No real conflict yet in Tampa's streets
As the sun set Tuesday, Tampa police Chief Jane Castor grinned.
Another day had passed peacefully, not a single person arrested Tuesday during a protest.
Was it the low turnout? High temperatures? Despite dire predictions, the police and protesters continued an uneasy peace.
Been relatively docile to this point. No flare-ups. Barely any arrests. Nothing even close to a pepper spray kind of moment that would spread on social media and end up practically defining this event in this city. At least not yet. Why? I emailed some of our reporters who've been out there the last couple days with that question.
"Cops have been friendly and quiet for the most part," Kim Wilmath wrote back. "They roll along with the marches on bikes like flies on the wall. If the protesters are angry, it's not at the police here. They've given no fuel to the fire as far as I have seen."
"From what I can tell, the police seem to be letting the protesters do as they please," Shelley Rossetter said. "Want to march in the street? We'll escort you. I think it makes them look good and allows them to control the situation better. Police have been choosing the routes and lead the protesters in the direction they want. The only direct interaction I've witnessed between the police and protesters has been intimate, one-on-one conversations that sound non-threatening. And it seems to be working."
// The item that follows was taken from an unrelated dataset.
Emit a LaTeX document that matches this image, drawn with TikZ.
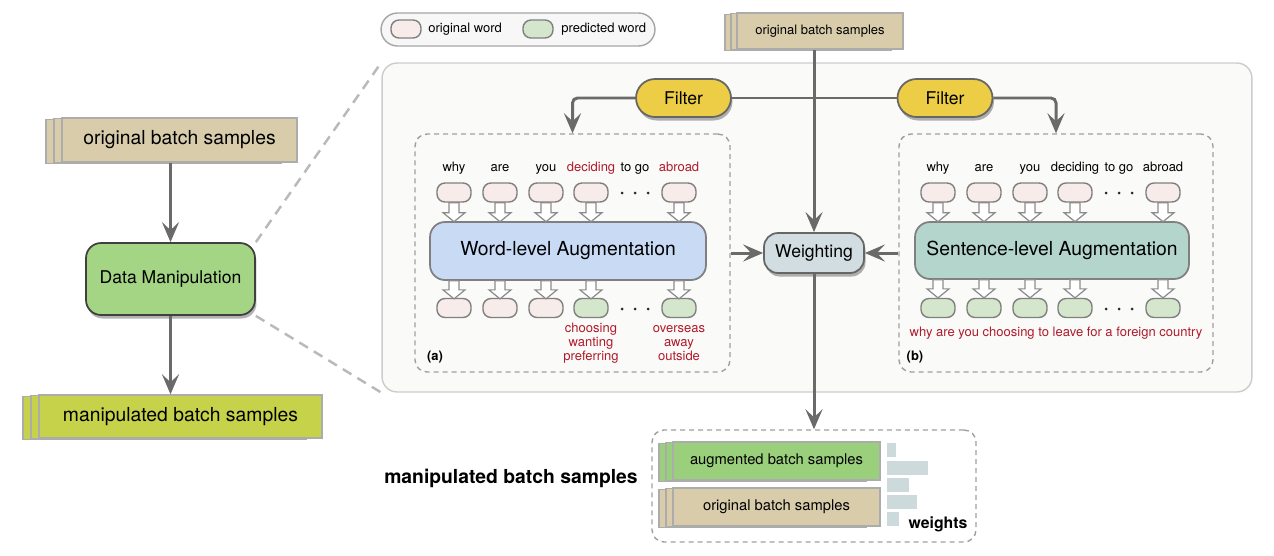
\documentclass[tikz,border=0pt]{standalone}
\usepackage{fontspec}
\setmainfont{TeX Gyre Heros}
\usepackage{tikz}
\usetikzlibrary{arrows.meta,shadows}

\definecolor{tanbox}{HTML}{D8CCAB}
\definecolor{dmgreen}{HTML}{A3D585}
\definecolor{olivebox}{HTML}{C6D24A}
\definecolor{filteryellow}{HTML}{ECCD45}
\definecolor{wordblue}{HTML}{C9DAF5}
\definecolor{sentteal}{HTML}{B3D5CC}
\definecolor{weightgray}{HTML}{D1DDE0}
\definecolor{origpink}{HTML}{F8ECEA}
\definecolor{predgreen}{HTML}{D4E6CC}
\definecolor{auggreen}{HTML}{9ACF7B}
\definecolor{wordred}{HTML}{B0192B}
\definecolor{panelfill}{HTML}{FAFBF8}
\definecolor{linegray}{HTML}{6A6A6A}
\definecolor{bargray}{HTML}{CCDADB}

\tikzset{
  every node/.style={inner sep=0pt},
  small/.style={font=\fontsize{7.4}{8}\selectfont},
  big/.style={font=\fontsize{11}{13}\selectfont},
  conn/.style={draw=linegray, line width=1.7pt, -{Stealth[length=0.4cm,width=0.34cm,inset=0.16cm]}},
  plainline/.style={draw=linegray, line width=1.7pt},
  zoomline/.style={draw=gray!55, line width=1.4pt, dash pattern=on 0.2cm off 0.14cm},
  stack/.style={draw=gray!65, line width=0.8pt,
    copy shadow={shadow xshift=-2*#1, shadow yshift=-0.03cm},
    copy shadow={shadow xshift=-#1, shadow yshift=-0.015cm}},
  stack/.default=0.16cm,
  soft/.style={drop shadow={shadow xshift=0.03cm, shadow yshift=-0.07cm, opacity=0.3, fill=black}},
  filterbox/.style={draw=gray!80!black, line width=1pt, fill=filteryellow, soft, rounded corners=0.38cm,
    minimum width=1.9cm, minimum height=0.76cm, font=\fontsize{10}{12}\selectfont},
  dashbox/.style={draw=gray!75, line width=0.8pt, dash pattern=on 0.1cm off 0.08cm, rounded corners=0.24cm},
  augbox/.style={draw=gray, line width=1pt, rounded corners=0.3cm, minimum height=1.16cm, big},
  wordbox/.style={draw=gray, line width=0.8pt, rounded corners=0.16cm, minimum width=0.68cm, minimum height=0.38cm},
  origword/.style={wordbox, fill=origpink},
  predword/.style={wordbox, fill=predgreen},
  hollow/.style={draw=gray!90, line width=0.7pt, fill=white},
  redlabel/.style={small, text=wordred, align=center}
}

\begin{document}
\begin{tikzpicture}[x=0.02cm, y=-0.02cm]
\useasboundingbox (0,0) rectangle (1274,555);

% left column
\node[stack, fill=tanbox, big, minimum width=4.7cm, minimum height=0.88cm] (lorig) at (179.5,140) {original batch samples};
\node[draw=gray!50!black, line width=1pt, fill=dmgreen, soft, rounded corners=0.3cm,
      minimum width=3.38cm, minimum height=1.44cm, font=\fontsize{10}{12}\selectfont] (dm) at (170.5,279) {Data Manipulation};
\node[stack, fill=olivebox, big, minimum width=5.66cm, minimum height=0.86cm] (lman) at (180.5,416.5) {manipulated batch samples};
\draw[conn] (dm.north |- lorig.south) -- (dm.north);
\draw[conn] (dm.south) -- (dm.south |- lman.north);

% zoomed panel
\node[draw=gray!40, line width=0.8pt, fill=panelfill, rounded corners=0.3cm,
      minimum width=17.4cm, minimum height=6.58cm] (panel) at (817,227.5) {};
\draw[zoomline] (dm.north east) -- (panel.north west);
\draw[zoomline] (dm.south east) -- (panel.south west);

% legend
\node[draw=gray!70, line width=0.8pt, fill=white!97!black, rounded corners=0.33cm,
      minimum width=5.48cm, minimum height=0.66cm] (legend) at (518,29.5) {};
\node[origword, minimum width=0.6cm, minimum height=0.36cm] (lgorig) at (406,29) {};
\node[small, anchor=west] (lgorigtxt) at (428,29) {original word};
\node[predword, minimum width=0.6cm, minimum height=0.36cm] (lgpred) at (538,29) {};
\node[small, anchor=west] (lgpredtxt) at (561,29) {predicted word};

% input and filters
\node[stack=0.12cm, fill=tanbox, small, minimum width=3.32cm, minimum height=0.72cm] (tsrc) at (820,31) {original batch samples};
\node[filterbox] (fltw) at (683.5,98) {Filter};
\node[filterbox] (flts) at (945,98) {Filter};

\node[dashbox, minimum width=6.3cm, minimum height=4.76cm] (wbox) at (572.5,253) {};
\node[dashbox, minimum width=6.28cm, minimum height=4.76cm] (sbox) at (1056,253) {};
\node[dashbox, minimum width=6.48cm, minimum height=2.24cm] (mbox) at (814,486) {};

\node[draw=gray!80!black, line width=1pt, fill=weightgray, soft, rounded corners=0.28cm,
      minimum width=2cm, minimum height=0.8cm, font=\fontsize{10}{12}\selectfont] (wgt) at (814,253) {Weighting};

\draw[conn] (wgt.north |- tsrc.south) -- (wgt.north);
\draw[plainline] (fltw.east) -- (flts.west);
\draw[conn, rounded corners=0.1cm] (fltw.west) -| (wbox.north);
\draw[conn, rounded corners=0.1cm] (flts.east) -| (sbox.north);
\draw[conn] (wbox.east |- wgt.west) -- (wgt.west);
\draw[conn] (sbox.west |- wgt.east) -- (wgt.east);
\draw[conn] (wgt.south) -- (mbox.north);

% (a) word-level
\node[augbox, fill=wordblue, minimum width=5.52cm] (wla) at (568,251) {Word-level Augmentation};
\foreach \x/\w/\c in {454/why/black, 500/are/black, 546/you/black, 591/deciding/wordred, 635/to go/black, 679/abroad/wordred}
  \node[small, text=\c, anchor=base] at (\x,171) {\w};
\foreach \x [count=\i] in {454,500,546,591,679} {
  \node[origword] (wt\i) at (\x,192.5) {};
}
\foreach \x/\s [count=\i] in {454/origword,500/origword,546/origword,591/predword,679/predword} {
  \node[\s] (wb\i) at (\x,308) {};
}
\foreach \i in {1,...,5} {
  \draw[hollow] (wt\i.south) ++(-5,0) -- ++(0,10) -- ++(-6,0) -- ++(11,9) -- ++(11,-9) -- ++(-6,0) -- ++(0,-10) -- cycle;
  \draw[hollow] (wb\i.north |- wla.south) ++(-5,0) -- ++(0,9) -- ++(-6,0) -- ++(11,9) -- ++(11,-9) -- ++(-6,0) -- ++(0,-9) -- cycle;
}
\foreach \d in {-13,0,13} {
  \fill[black!85] (635+\d,193) circle (0.03cm);
  \fill[black!85] (635+\d,309) circle (0.03cm);
}
\node[redlabel] (alt4) at (591,343) {choosing\\wanting\\preferring};
\node[redlabel] (alt5) at (679,343) {overseas\\away\\outside};
\node[small, font=\fontsize{7.4}{8}\selectfont\bfseries] (taga) at (435,357) {(a)};

% (b) sentence-level
\node[augbox, fill=sentteal, minimum width=5.48cm, minimum height=1.14cm] (sla) at (1052,250.5) {Sentence-level Augmentation};
\foreach \x/\w in {938/why, 984/are, 1030/you, 1075/deciding, 1119/to go, 1163/abroad}
  \node[small, anchor=base] at (\x,171) {\w};
\foreach \x [count=\i] in {938,984,1030,1075,1163} {
  \node[origword] (st\i) at (\x,192.5) {};
  \node[predword] (sb\i) at (\x,308) {};
}
\foreach \i in {1,...,5} {
  \draw[hollow] (st\i.south) ++(-5,0) -- ++(0,10) -- ++(-6,0) -- ++(11,9) -- ++(11,-9) -- ++(-6,0) -- ++(0,-10) -- cycle;
  \draw[hollow] (sb\i.north |- sla.south) ++(-5,0) -- ++(0,9) -- ++(-6,0) -- ++(11,9) -- ++(11,-9) -- ++(-6,0) -- ++(0,-9) -- cycle;
}
\foreach \d in {-13,0,13} {
  \fill[black!85] (1119+\d,193) circle (0.03cm);
  \fill[black!85] (1119+\d,309) circle (0.03cm);
}
\node[redlabel] (newsent) at (1056,333) {why are you choosing to leave for a foreign country};
\node[font=\fontsize{7.4}{8}\selectfont\bfseries] (tagb) at (915,357) {(b)};

% manipulated batch
\node[font=\fontsize{11}{13}\selectfont\bfseries] (mlabel) at (511,478) {manipulated batch samples};
\node[stack=0.14cm, fill=auggreen, font=\fontsize{8.4}{10}\selectfont, minimum width=4.14cm, minimum height=0.76cm] (augs) at (776.5,461) {augmented batch samples};
\node[stack=0.14cm, fill=tanbox, font=\fontsize{8.4}{10}\selectfont, minimum width=4.14cm, minimum height=0.76cm] (origs) at (776.5,507) {original batch samples};
\foreach \y/\w in {443/9, 461/41, 478/22, 495/30, 512/12}
  \fill[bargray] (887,\y) rectangle ++(\w,14);
\node[font=\fontsize{9}{11}\selectfont\bfseries] (wlabel) at (938,524) {weights};
\end{tikzpicture}
\end{document}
Added Drew Harwell: "Cops have been unceasingly kind, conversational and accepting, and several confronted by protesters haven't taken the bait. Why? Because it works. Lessons from Chicago, maybe, where Melissa Lyttle says the cops worked the same. When a guy pushed a cop bike, the cop readjusted, stood his ground, stayed silent, and waited for him to walk away. Defusing. A few factors to keep in mind: The crazy dearth of protesters, and the crazy buildup of police. The protesters have never outnumbered the cops on marches, not even close. Maybe that's why there's been no conflict, but I'd credit the cops' attitude. They respond to questions, laugh at jokes and take rare slights in stride. Even the Occupy organizers I talked to said the cops were nice. If there were more folks here, they might not have the luxury of being nice. But as of now, they've been handed an easy task."